Material provided -
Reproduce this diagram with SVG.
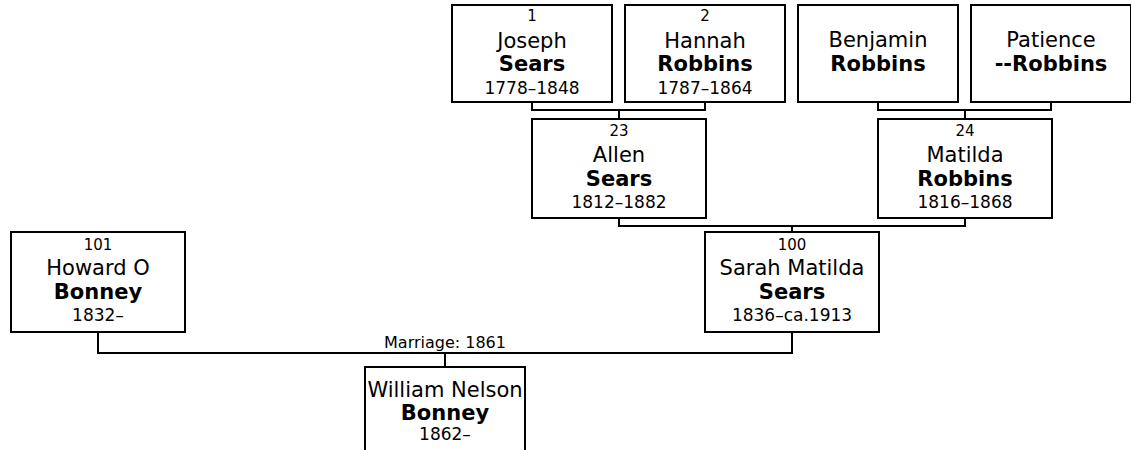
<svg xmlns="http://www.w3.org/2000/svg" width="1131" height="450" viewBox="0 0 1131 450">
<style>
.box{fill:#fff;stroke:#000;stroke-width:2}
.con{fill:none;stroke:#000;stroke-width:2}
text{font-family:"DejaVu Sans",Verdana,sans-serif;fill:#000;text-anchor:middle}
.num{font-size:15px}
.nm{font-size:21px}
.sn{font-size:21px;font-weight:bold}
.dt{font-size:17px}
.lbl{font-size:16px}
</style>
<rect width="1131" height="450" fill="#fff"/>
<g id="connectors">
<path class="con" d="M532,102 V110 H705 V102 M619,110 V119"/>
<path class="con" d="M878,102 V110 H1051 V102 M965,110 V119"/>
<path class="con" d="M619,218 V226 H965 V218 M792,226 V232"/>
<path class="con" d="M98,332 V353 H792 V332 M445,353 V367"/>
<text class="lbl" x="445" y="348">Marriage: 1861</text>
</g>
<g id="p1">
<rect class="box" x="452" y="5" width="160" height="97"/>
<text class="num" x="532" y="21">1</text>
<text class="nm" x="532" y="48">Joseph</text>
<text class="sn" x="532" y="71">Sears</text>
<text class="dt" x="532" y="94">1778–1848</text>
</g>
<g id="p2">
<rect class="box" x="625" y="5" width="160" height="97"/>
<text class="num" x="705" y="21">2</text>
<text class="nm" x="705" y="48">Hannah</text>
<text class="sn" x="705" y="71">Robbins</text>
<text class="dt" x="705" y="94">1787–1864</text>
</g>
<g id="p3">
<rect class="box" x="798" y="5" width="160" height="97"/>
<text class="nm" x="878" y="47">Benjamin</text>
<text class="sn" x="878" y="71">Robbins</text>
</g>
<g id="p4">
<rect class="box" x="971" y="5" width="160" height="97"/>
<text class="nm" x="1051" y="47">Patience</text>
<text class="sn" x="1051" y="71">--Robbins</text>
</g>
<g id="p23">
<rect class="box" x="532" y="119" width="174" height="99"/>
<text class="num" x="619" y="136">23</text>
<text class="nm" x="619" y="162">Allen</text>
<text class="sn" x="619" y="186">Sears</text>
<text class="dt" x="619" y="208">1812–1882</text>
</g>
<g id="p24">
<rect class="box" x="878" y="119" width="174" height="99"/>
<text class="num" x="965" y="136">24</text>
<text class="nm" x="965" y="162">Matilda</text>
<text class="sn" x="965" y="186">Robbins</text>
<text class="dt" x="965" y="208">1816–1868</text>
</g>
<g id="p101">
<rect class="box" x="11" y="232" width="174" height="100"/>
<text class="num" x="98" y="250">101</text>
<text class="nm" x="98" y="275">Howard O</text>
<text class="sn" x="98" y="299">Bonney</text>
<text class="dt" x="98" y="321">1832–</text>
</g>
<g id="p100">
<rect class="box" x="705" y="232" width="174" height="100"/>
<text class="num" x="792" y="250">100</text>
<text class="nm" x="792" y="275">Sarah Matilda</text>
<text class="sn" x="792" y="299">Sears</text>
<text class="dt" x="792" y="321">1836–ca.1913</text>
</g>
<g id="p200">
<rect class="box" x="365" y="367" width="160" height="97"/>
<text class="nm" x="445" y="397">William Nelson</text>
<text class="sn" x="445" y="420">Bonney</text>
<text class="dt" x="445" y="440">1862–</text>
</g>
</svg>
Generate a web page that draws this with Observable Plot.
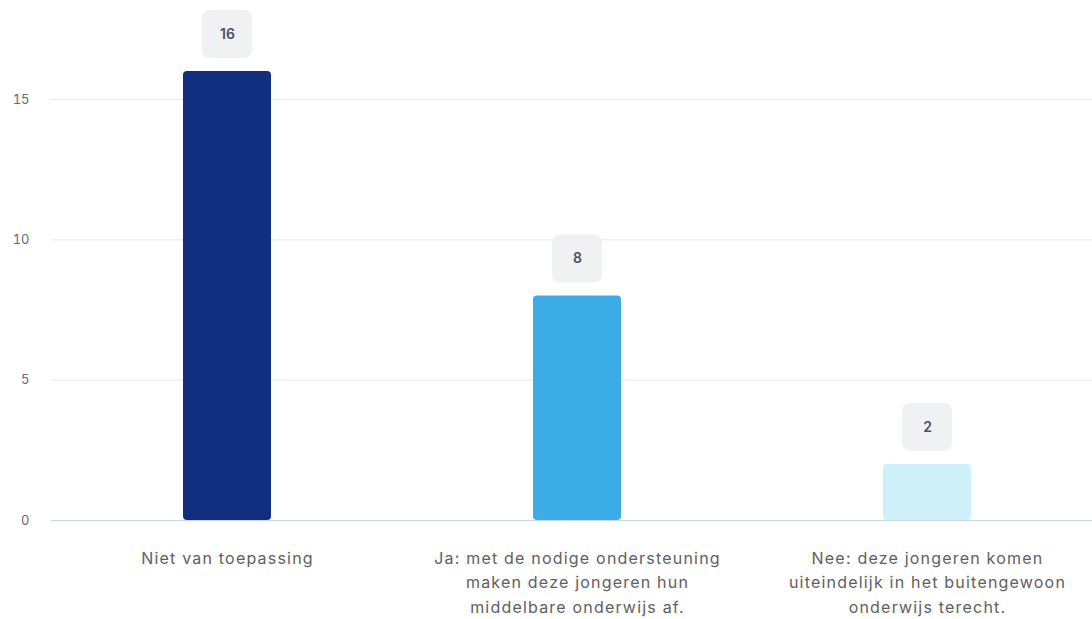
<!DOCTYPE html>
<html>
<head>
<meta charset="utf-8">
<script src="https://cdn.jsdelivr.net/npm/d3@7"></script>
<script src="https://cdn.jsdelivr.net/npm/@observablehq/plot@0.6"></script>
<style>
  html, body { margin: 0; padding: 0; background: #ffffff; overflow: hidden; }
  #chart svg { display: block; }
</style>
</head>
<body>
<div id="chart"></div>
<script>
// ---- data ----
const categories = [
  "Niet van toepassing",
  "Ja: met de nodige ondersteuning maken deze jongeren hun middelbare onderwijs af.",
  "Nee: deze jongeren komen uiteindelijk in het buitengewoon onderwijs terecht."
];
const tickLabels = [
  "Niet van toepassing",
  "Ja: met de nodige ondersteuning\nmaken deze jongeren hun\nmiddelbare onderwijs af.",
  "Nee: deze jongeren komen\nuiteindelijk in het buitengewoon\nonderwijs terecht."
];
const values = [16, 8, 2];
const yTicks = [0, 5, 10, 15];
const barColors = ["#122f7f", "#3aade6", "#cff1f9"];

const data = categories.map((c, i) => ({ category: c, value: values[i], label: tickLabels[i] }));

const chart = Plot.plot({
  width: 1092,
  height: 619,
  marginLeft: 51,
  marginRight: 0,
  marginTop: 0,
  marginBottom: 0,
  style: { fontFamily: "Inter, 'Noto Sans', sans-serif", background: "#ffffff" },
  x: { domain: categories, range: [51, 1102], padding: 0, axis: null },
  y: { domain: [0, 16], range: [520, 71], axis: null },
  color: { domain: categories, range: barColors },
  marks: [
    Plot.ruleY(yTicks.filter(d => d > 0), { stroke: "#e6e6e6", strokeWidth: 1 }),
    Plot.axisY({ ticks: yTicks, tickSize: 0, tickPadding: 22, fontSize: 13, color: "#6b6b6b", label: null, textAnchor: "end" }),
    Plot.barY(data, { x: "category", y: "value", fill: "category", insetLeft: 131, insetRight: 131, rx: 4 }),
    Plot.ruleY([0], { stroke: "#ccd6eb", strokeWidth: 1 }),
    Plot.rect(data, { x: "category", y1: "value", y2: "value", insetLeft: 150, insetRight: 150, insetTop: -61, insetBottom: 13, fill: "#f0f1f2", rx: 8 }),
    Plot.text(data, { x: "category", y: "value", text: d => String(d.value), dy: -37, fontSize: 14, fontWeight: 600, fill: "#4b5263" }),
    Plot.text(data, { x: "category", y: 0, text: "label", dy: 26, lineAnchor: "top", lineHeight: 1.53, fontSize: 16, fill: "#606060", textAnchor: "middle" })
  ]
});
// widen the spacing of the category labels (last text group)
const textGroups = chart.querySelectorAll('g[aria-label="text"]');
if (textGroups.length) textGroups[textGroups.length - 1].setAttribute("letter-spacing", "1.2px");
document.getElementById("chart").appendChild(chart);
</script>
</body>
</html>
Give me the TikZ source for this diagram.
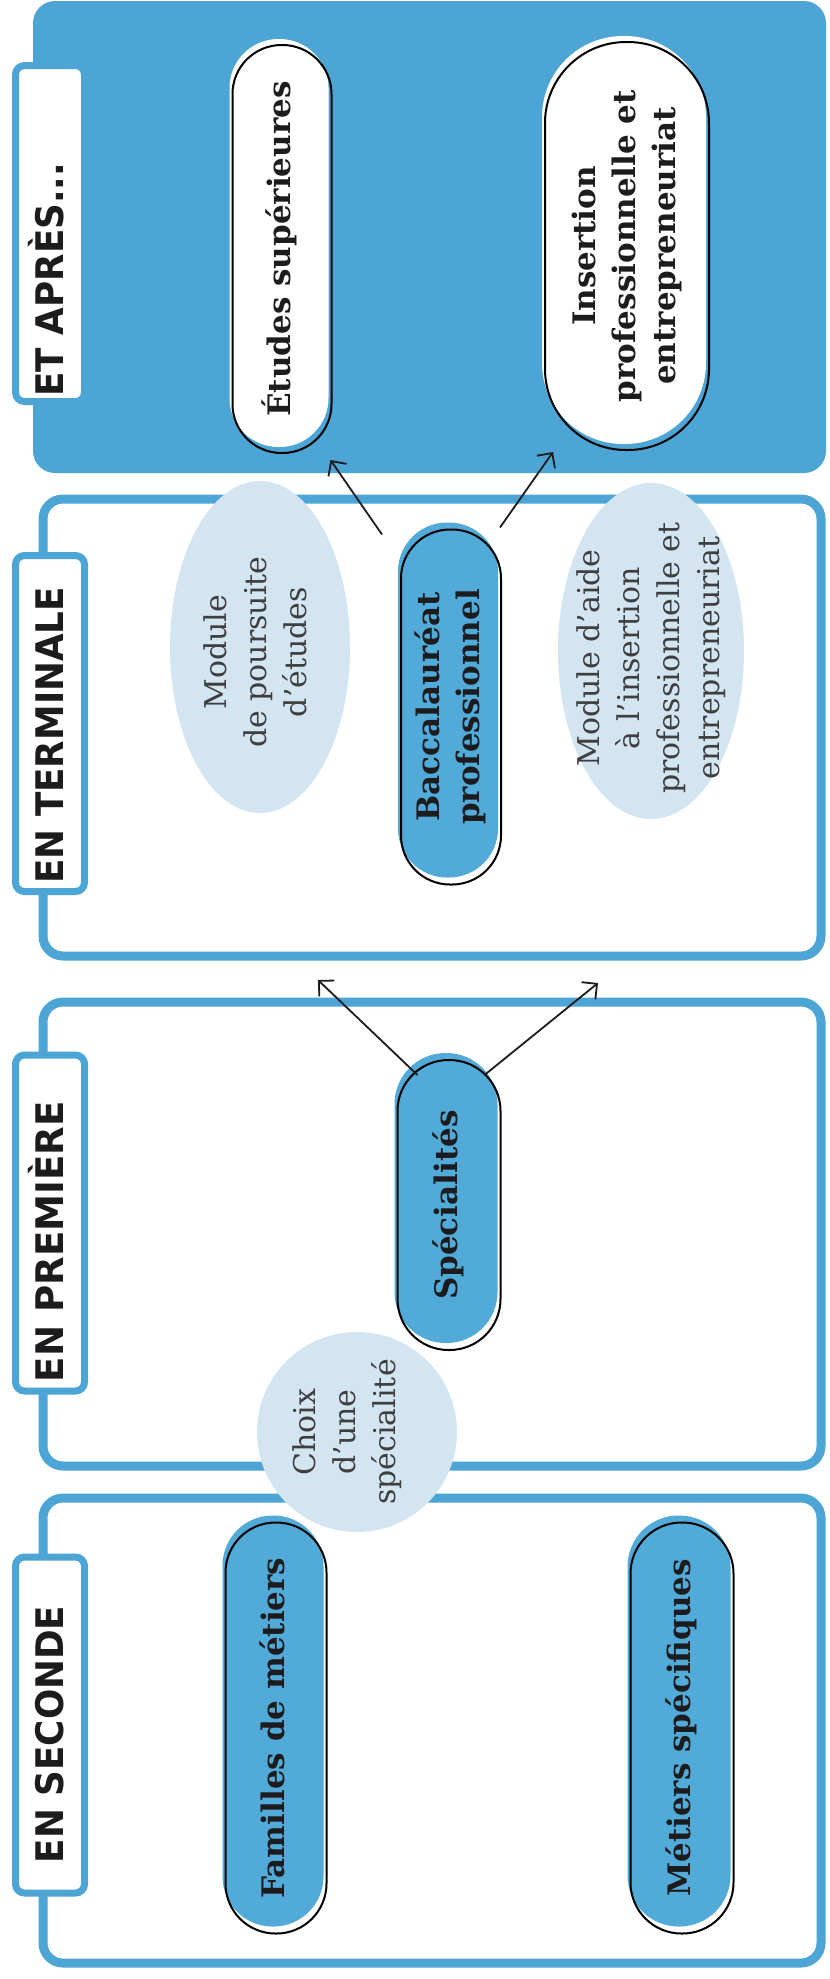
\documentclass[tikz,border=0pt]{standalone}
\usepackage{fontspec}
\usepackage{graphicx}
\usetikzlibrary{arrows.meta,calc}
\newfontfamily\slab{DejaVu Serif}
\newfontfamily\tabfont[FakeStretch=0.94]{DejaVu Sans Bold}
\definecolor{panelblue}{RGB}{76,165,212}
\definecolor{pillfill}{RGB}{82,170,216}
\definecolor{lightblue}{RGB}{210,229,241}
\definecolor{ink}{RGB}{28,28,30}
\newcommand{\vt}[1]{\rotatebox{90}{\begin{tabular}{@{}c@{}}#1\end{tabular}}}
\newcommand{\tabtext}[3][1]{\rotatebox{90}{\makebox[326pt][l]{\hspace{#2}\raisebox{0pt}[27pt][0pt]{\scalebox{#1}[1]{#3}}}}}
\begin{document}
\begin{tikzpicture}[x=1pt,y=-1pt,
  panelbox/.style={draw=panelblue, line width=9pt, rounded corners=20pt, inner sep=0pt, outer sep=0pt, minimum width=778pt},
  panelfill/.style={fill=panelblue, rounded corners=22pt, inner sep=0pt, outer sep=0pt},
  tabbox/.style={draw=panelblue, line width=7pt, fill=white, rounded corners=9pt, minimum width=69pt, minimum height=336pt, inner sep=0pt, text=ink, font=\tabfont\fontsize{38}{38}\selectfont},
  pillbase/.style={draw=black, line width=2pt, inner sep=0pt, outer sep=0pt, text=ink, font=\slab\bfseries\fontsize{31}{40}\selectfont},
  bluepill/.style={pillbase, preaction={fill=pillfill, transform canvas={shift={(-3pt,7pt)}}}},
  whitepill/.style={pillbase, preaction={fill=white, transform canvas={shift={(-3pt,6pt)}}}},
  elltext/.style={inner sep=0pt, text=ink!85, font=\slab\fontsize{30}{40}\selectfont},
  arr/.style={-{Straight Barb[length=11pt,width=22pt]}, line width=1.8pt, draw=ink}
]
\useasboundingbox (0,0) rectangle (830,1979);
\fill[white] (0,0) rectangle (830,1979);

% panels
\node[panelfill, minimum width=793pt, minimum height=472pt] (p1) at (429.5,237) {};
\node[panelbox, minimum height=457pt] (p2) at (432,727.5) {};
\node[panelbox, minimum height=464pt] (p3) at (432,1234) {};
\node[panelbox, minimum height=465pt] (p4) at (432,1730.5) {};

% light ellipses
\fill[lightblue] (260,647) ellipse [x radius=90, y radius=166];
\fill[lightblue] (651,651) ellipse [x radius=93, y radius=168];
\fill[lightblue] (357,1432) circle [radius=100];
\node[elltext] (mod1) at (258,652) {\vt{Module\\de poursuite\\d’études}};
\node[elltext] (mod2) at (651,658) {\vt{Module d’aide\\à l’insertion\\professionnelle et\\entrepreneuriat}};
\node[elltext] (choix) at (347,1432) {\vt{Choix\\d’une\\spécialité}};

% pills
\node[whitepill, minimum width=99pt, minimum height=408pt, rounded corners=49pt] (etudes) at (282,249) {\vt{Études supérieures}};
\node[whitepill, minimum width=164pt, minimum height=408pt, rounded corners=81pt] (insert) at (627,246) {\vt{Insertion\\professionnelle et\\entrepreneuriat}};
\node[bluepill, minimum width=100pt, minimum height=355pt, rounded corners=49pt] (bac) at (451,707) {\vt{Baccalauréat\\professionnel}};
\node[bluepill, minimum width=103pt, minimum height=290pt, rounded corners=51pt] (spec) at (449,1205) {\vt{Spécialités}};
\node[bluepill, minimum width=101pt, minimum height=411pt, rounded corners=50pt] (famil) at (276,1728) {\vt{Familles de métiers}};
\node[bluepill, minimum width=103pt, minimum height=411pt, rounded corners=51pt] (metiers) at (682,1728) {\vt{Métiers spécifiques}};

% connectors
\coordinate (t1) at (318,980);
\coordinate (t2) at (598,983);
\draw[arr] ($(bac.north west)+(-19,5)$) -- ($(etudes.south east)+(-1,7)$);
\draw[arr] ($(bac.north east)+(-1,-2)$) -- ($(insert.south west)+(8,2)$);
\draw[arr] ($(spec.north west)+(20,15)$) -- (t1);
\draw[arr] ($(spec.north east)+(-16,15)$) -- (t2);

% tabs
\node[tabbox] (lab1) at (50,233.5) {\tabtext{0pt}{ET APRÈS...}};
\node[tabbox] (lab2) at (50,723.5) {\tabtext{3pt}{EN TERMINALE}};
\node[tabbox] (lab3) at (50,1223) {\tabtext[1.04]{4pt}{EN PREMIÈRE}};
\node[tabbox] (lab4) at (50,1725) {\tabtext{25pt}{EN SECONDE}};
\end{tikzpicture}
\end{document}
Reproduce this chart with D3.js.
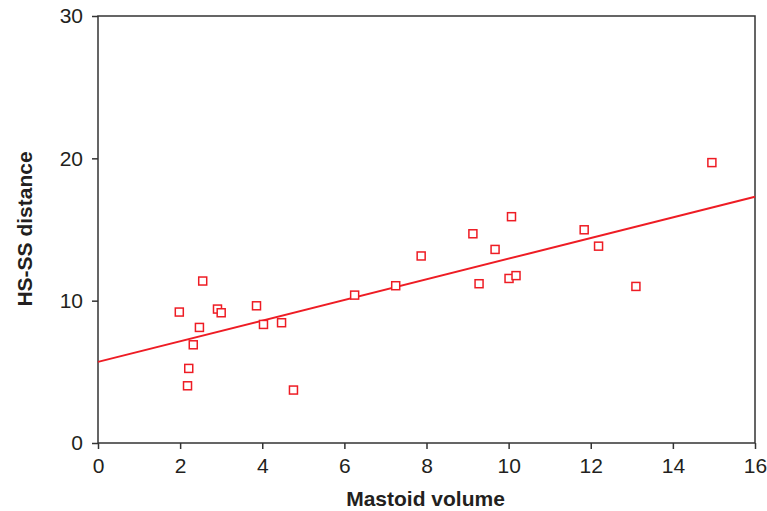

What to produce - Pull every line containing the word "diagram" out of the material.

Task output -
Reproduce this diagram with SVG.
Give me the TikZ source for this diagram.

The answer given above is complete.